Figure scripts

+---+

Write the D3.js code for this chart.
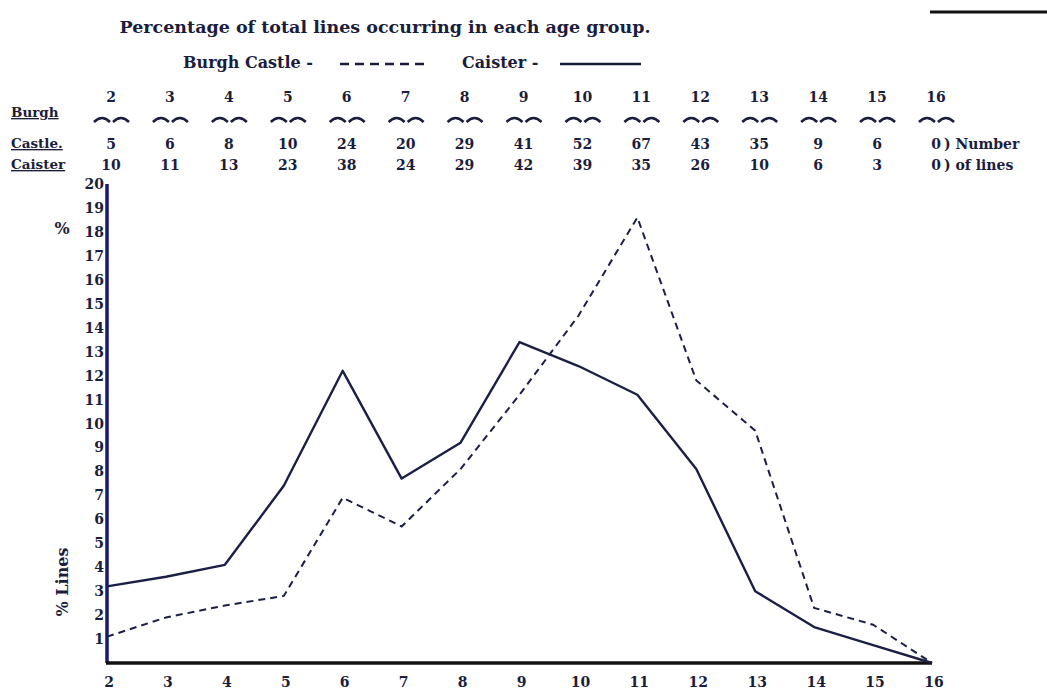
<!DOCTYPE html>
<html>
<head>
<meta charset="utf-8">
<script src="https://cdn.jsdelivr.net/npm/d3@7"></script>
<style>
  body { margin: 0; background: #fff; overflow: hidden; }
  text { font-family: "DejaVu Serif", "Liberation Serif", serif; font-weight: bold; fill: #1b1d3d; }
</style>
</head>
<body>
<div id="chart"></div>
<script>
// age groups
const ages = [2, 3, 4, 5, 6, 7, 8, 9, 10, 11, 12, 13, 14, 15, 16]
// number of lines in each age group (header table)
const burghCounts = ["5", "6", "8", "10", "24", "20", "29", "41", "52", "67", "43", "35", "9", "6", "0"]
const caisterCounts = ["10", "11", "13", "23", "38", "24", "29", "42", "39", "35", "26", "10", "6", "3", "0"]
// percentage of total lines
const burghPct = [1.1, 1.9, 2.4, 2.8, 6.9, 5.7, 8.1, 11.2, 14.5, 18.6, 11.8, 9.7, 2.3, 1.6, 0]
const caisterPct = [3.2, 3.6, 4.1, 7.4, 12.2, 7.7, 9.2, 13.4, 12.4, 11.2, 8.1, 3.0, 1.5, 0.75, 0]
const yTicks = d3.range(1, 21)

const width = 1047, height = 693
const margin = {top: 184, right: 115, bottom: 30, left: 107}
const ink = "#1b1d3d"

const svg = d3.select("#chart").append("svg")
    .attr("width", width)
    .attr("height", height)

const x = d3.scaleLinear()
    .domain([2, 16])
    .range([margin.left, width - margin.right])
const y = d3.scaleLinear()
    .domain([0, 20])
    .range([height - margin.bottom, margin.top])

// title + legend
svg.append("text")
    .attr("x", 385).attr("y", 33)
    .attr("text-anchor", "middle")
    .style("font-size", "17.5px")
    .text("Percentage of total lines occurring in each age group.")

svg.append("text")
    .attr("x", 183).attr("y", 68)
    .style("font-size", "16px")
    .text("Burgh Castle -")
svg.append("line")
    .attr("x1", 340).attr("x2", 425).attr("y1", 64).attr("y2", 64)
    .attr("stroke", ink).attr("stroke-width", 2.5)
    .attr("stroke-dasharray", "9,6")
svg.append("text")
    .attr("x", 462).attr("y", 68)
    .style("font-size", "16px")
    .text("Caister -")
svg.append("line")
    .attr("x1", 560).attr("x2", 641).attr("y1", 64).attr("y2", 64)
    .attr("stroke", ink).attr("stroke-width", 2.5)

// scan mark top right
svg.append("line")
    .attr("x1", 930).attr("x2", 1047).attr("y1", 12).attr("y2", 12)
    .attr("stroke", "#111").attr("stroke-width", 3)

// header table
const head = svg.append("g")
head.selectAll(".age-head")
  .data(ages)
  .join("text")
    .attr("class", "age-head")
    .attr("x", d => x(d) + 4)
    .attr("y", 102)
    .attr("text-anchor", "middle")
    .style("font-size", "14px")
    .text(d => d)

const arc = "m-18,0 q8,-8 16,0 m3,0 q8,-8 16,0"
head.selectAll(".brace")
  .data(ages)
  .join("path")
    .attr("class", "brace")
    .attr("d", d => `M${x(d) + 5},122 ${arc}`)
    .attr("fill", "none")
    .attr("stroke", ink)
    .attr("stroke-width", 2.5)

head.selectAll(".burgh-n")
  .data(burghCounts)
  .join("text")
    .attr("class", "burgh-n")
    .attr("x", (d, i) => x(ages[i]) + 4)
    .attr("y", 149)
    .attr("text-anchor", "middle")
    .style("font-size", "14px")
    .text(d => d)

head.selectAll(".caister-n")
  .data(caisterCounts)
  .join("text")
    .attr("class", "caister-n")
    .attr("x", (d, i) => x(ages[i]) + 4)
    .attr("y", 170)
    .attr("text-anchor", "middle")
    .style("font-size", "14px")
    .text(d => d)

const rowLabels = [["Burgh", 117], ["Castle.", 148], ["Caister", 169]]
rowLabels.forEach(([t, yy]) => {
  head.append("text")
      .attr("x", 11).attr("y", yy)
      .style("font-size", "13.5px")
      .style("text-decoration", "underline")
      .text(t)
})
head.append("text").attr("x", 944).attr("y", 149)
    .style("font-size", "14px").text(") Number")
head.append("text").attr("x", 944).attr("y", 170)
    .style("font-size", "14px").text(") of lines")

// axes
const yAxis = svg.append("g")
yAxis.selectAll("text")
  .data(yTicks)
  .join("text")
    .attr("x", margin.left - 3)
    .attr("y", d => y(d) + 5)
    .attr("text-anchor", "end")
    .style("font-size", "14px")
    .text(d => d)

svg.append("line")
    .attr("x1", x(2)).attr("x2", x(2))
    .attr("y1", y(20)).attr("y2", y(0))
    .attr("stroke", "#1a1a6a").attr("stroke-width", 3.5)
svg.append("line")
    .attr("x1", x(2) - 1).attr("x2", x(16))
    .attr("y1", y(0)).attr("y2", y(0))
    .attr("stroke", "#111").attr("stroke-width", 3.5)

svg.selectAll(".age-tick")
  .data(ages)
  .join("text")
    .attr("class", "age-tick")
    .attr("x", d => x(d) + 2)
    .attr("y", y(0) + 24)
    .attr("text-anchor", "middle")
    .style("font-size", "14px")
    .text(d => d)

svg.append("text")
    .attr("x", 62).attr("y", 234)
    .attr("text-anchor", "middle")
    .style("font-size", "16px")
    .text("%")
svg.append("text")
    .attr("transform", `translate(68, 582) rotate(-90)`)
    .attr("text-anchor", "middle")
    .style("font-size", "16px")
    .text("% Lines")

// lines
const line = d3.line()
    .x((d, i) => x(ages[i]))
    .y(d => y(d))

svg.append("path")
    .datum(caisterPct)
    .attr("d", line)
    .attr("fill", "none")
    .attr("stroke", "#1c1f45")
    .attr("stroke-width", 2.4)
    .attr("stroke-linejoin", "round")

svg.append("path")
    .datum(burghPct)
    .attr("d", line)
    .attr("fill", "none")
    .attr("stroke", "#1c1f45")
    .attr("stroke-width", 2)
    .attr("stroke-dasharray", "7,5")
</script>
</body>
</html>
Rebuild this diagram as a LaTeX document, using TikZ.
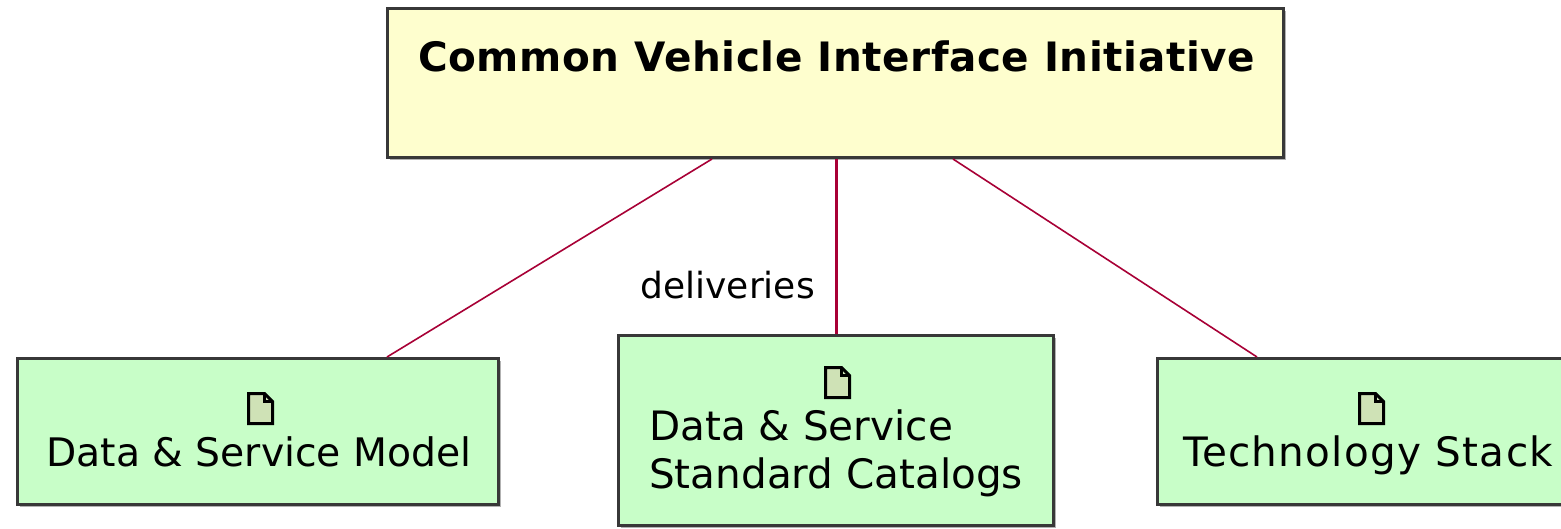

+---+

In the copy, include no pictures; restate the listing above exactly.

Correct output -
Write the D3.js code for this chart.
<!DOCTYPE html>
<html>
<head>
<meta charset="utf-8">
<script src="https://cdn.jsdelivr.net/npm/d3@7"></script>
<style>
  body { margin: 0; background: #fff; overflow: hidden; }
  text { font-family: "DejaVu Serif", "Liberation Serif", serif; font-weight: bold; fill: #1b1d3d; }
</style>
</head>
<body>
<div id="chart"></div>
<script>
// age groups
const ages = [2, 3, 4, 5, 6, 7, 8, 9, 10, 11, 12, 13, 14, 15, 16]
// number of lines in each age group (header table)
const burghCounts = ["5", "6", "8", "10", "24", "20", "29", "41", "52", "67", "43", "35", "9", "6", "0"]
const caisterCounts = ["10", "11", "13", "23", "38", "24", "29", "42", "39", "35", "26", "10", "6", "3", "0"]
// percentage of total lines
const burghPct = [1.1, 1.9, 2.4, 2.8, 6.9, 5.7, 8.1, 11.2, 14.5, 18.6, 11.8, 9.7, 2.3, 1.6, 0]
const caisterPct = [3.2, 3.6, 4.1, 7.4, 12.2, 7.7, 9.2, 13.4, 12.4, 11.2, 8.1, 3.0, 1.5, 0.75, 0]
const yTicks = d3.range(1, 21)

const width = 1047, height = 693
const margin = {top: 184, right: 115, bottom: 30, left: 107}
const ink = "#1b1d3d"

const svg = d3.select("#chart").append("svg")
    .attr("width", width)
    .attr("height", height)

const x = d3.scaleLinear()
    .domain([2, 16])
    .range([margin.left, width - margin.right])
const y = d3.scaleLinear()
    .domain([0, 20])
    .range([height - margin.bottom, margin.top])

// title + legend
svg.append("text")
    .attr("x", 385).attr("y", 33)
    .attr("text-anchor", "middle")
    .style("font-size", "17.5px")
    .text("Percentage of total lines occurring in each age group.")

svg.append("text")
    .attr("x", 183).attr("y", 68)
    .style("font-size", "16px")
    .text("Burgh Castle -")
svg.append("line")
    .attr("x1", 340).attr("x2", 425).attr("y1", 64).attr("y2", 64)
    .attr("stroke", ink).attr("stroke-width", 2.5)
    .attr("stroke-dasharray", "9,6")
svg.append("text")
    .attr("x", 462).attr("y", 68)
    .style("font-size", "16px")
    .text("Caister -")
svg.append("line")
    .attr("x1", 560).attr("x2", 641).attr("y1", 64).attr("y2", 64)
    .attr("stroke", ink).attr("stroke-width", 2.5)

// scan mark top right
svg.append("line")
    .attr("x1", 930).attr("x2", 1047).attr("y1", 12).attr("y2", 12)
    .attr("stroke", "#111").attr("stroke-width", 3)

// header table
const head = svg.append("g")
head.selectAll(".age-head")
  .data(ages)
  .join("text")
    .attr("class", "age-head")
    .attr("x", d => x(d) + 4)
    .attr("y", 102)
    .attr("text-anchor", "middle")
    .style("font-size", "14px")
    .text(d => d)

const arc = "m-18,0 q8,-8 16,0 m3,0 q8,-8 16,0"
head.selectAll(".brace")
  .data(ages)
  .join("path")
    .attr("class", "brace")
    .attr("d", d => `M${x(d) + 5},122 ${arc}`)
    .attr("fill", "none")
    .attr("stroke", ink)
    .attr("stroke-width", 2.5)

head.selectAll(".burgh-n")
  .data(burghCounts)
  .join("text")
    .attr("class", "burgh-n")
    .attr("x", (d, i) => x(ages[i]) + 4)
    .attr("y", 149)
    .attr("text-anchor", "middle")
    .style("font-size", "14px")
    .text(d => d)

head.selectAll(".caister-n")
  .data(caisterCounts)
  .join("text")
    .attr("class", "caister-n")
    .attr("x", (d, i) => x(ages[i]) + 4)
    .attr("y", 170)
    .attr("text-anchor", "middle")
    .style("font-size", "14px")
    .text(d => d)

const rowLabels = [["Burgh", 117], ["Castle.", 148], ["Caister", 169]]
rowLabels.forEach(([t, yy]) => {
  head.append("text")
      .attr("x", 11).attr("y", yy)
      .style("font-size", "13.5px")
      .style("text-decoration", "underline")
      .text(t)
})
head.append("text").attr("x", 944).attr("y", 149)
    .style("font-size", "14px").text(") Number")
head.append("text").attr("x", 944).attr("y", 170)
    .style("font-size", "14px").text(") of lines")

// axes
const yAxis = svg.append("g")
yAxis.selectAll("text")
  .data(yTicks)
  .join("text")
    .attr("x", margin.left - 3)
    .attr("y", d => y(d) + 5)
    .attr("text-anchor", "end")
    .style("font-size", "14px")
    .text(d => d)

svg.append("line")
    .attr("x1", x(2)).attr("x2", x(2))
    .attr("y1", y(20)).attr("y2", y(0))
    .attr("stroke", "#1a1a6a").attr("stroke-width", 3.5)
svg.append("line")
    .attr("x1", x(2) - 1).attr("x2", x(16))
    .attr("y1", y(0)).attr("y2", y(0))
    .attr("stroke", "#111").attr("stroke-width", 3.5)

svg.selectAll(".age-tick")
  .data(ages)
  .join("text")
    .attr("class", "age-tick")
    .attr("x", d => x(d) + 2)
    .attr("y", y(0) + 24)
    .attr("text-anchor", "middle")
    .style("font-size", "14px")
    .text(d => d)

svg.append("text")
    .attr("x", 62).attr("y", 234)
    .attr("text-anchor", "middle")
    .style("font-size", "16px")
    .text("%")
svg.append("text")
    .attr("transform", `translate(68, 582) rotate(-90)`)
    .attr("text-anchor", "middle")
    .style("font-size", "16px")
    .text("% Lines")

// lines
const line = d3.line()
    .x((d, i) => x(ages[i]))
    .y(d => y(d))

svg.append("path")
    .datum(caisterPct)
    .attr("d", line)
    .attr("fill", "none")
    .attr("stroke", "#1c1f45")
    .attr("stroke-width", 2.4)
    .attr("stroke-linejoin", "round")

svg.append("path")
    .datum(burghPct)
    .attr("d", line)
    .attr("fill", "none")
    .attr("stroke", "#1c1f45")
    .attr("stroke-width", 2)
    .attr("stroke-dasharray", "7,5")
</script>
</body>
</html>
Rebuild this diagram as a LaTeX document, using TikZ.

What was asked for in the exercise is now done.